The provided code is a minimal example reproducing the issue. Please use it as a base.
To run the code
npm install sequelize sqlite3 mysql2
sqlite:
node index.js
mysql (using docker):
docker run -d --env MYSQL_DATABASE=database --env MYSQL_USER=username --env MYSQL_PASSWORD=password --env MYSQL_RANDOM_ROOT_PASSWORD=yes -p 3306:3306 mysql:5.7
DB_DIALECT=mysql node index.js
Note:
- The example code is only for demonstration of the issue in the current implementation and the intervals and timeouts are there to simulate the users interaction with the server.
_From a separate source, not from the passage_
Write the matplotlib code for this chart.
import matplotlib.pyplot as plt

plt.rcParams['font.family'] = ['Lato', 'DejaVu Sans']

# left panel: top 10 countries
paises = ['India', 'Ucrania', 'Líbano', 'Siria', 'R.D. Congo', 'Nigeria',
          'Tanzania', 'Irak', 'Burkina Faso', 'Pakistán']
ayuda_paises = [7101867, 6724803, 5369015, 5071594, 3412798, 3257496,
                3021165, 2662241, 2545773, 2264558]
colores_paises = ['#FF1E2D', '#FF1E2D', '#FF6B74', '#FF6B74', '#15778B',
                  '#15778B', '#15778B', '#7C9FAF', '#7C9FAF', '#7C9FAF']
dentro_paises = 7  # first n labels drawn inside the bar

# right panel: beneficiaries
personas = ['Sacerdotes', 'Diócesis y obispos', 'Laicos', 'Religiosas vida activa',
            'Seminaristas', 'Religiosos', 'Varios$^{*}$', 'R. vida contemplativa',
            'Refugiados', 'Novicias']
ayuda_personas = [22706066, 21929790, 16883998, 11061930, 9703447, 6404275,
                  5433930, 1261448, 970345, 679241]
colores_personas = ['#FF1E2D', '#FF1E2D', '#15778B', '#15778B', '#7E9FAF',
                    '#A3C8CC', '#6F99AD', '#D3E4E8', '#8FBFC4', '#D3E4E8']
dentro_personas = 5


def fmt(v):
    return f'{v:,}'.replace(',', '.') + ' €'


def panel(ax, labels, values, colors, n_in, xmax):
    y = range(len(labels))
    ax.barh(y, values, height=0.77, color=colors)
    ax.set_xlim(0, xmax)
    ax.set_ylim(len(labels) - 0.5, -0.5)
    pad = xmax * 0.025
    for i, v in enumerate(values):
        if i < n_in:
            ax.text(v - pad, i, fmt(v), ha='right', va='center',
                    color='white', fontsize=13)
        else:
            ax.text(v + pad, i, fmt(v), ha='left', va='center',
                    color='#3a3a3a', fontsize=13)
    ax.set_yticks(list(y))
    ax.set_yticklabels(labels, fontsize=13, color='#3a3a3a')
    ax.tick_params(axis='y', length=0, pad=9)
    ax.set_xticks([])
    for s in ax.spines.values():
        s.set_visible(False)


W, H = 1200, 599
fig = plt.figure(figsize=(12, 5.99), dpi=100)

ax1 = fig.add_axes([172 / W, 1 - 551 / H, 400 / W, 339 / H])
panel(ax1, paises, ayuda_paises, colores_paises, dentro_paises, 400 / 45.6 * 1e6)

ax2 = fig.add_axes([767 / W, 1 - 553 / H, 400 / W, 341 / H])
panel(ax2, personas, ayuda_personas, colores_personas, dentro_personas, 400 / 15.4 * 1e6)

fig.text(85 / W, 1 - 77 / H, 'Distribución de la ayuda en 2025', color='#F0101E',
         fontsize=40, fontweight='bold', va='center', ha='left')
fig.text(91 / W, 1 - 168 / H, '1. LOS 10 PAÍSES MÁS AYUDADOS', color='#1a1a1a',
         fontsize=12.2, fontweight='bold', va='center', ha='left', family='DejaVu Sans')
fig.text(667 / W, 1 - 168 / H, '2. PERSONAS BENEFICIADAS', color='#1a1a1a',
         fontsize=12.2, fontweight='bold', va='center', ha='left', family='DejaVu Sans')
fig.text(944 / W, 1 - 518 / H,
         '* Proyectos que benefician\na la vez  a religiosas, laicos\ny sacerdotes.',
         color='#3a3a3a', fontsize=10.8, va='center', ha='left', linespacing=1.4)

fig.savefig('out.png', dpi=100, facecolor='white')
Please do not focus on the patterns in the example being wrong and rather focus on the problem itself and how it can be approached in a better way while meeting the requirements mentioned in the limitations section.
- This is part of a fairly big project and I might update the requirements based on the actual project requirements and the feedbacks that I receive here.
Please let me know if I should provide any other information. Thank you in advance.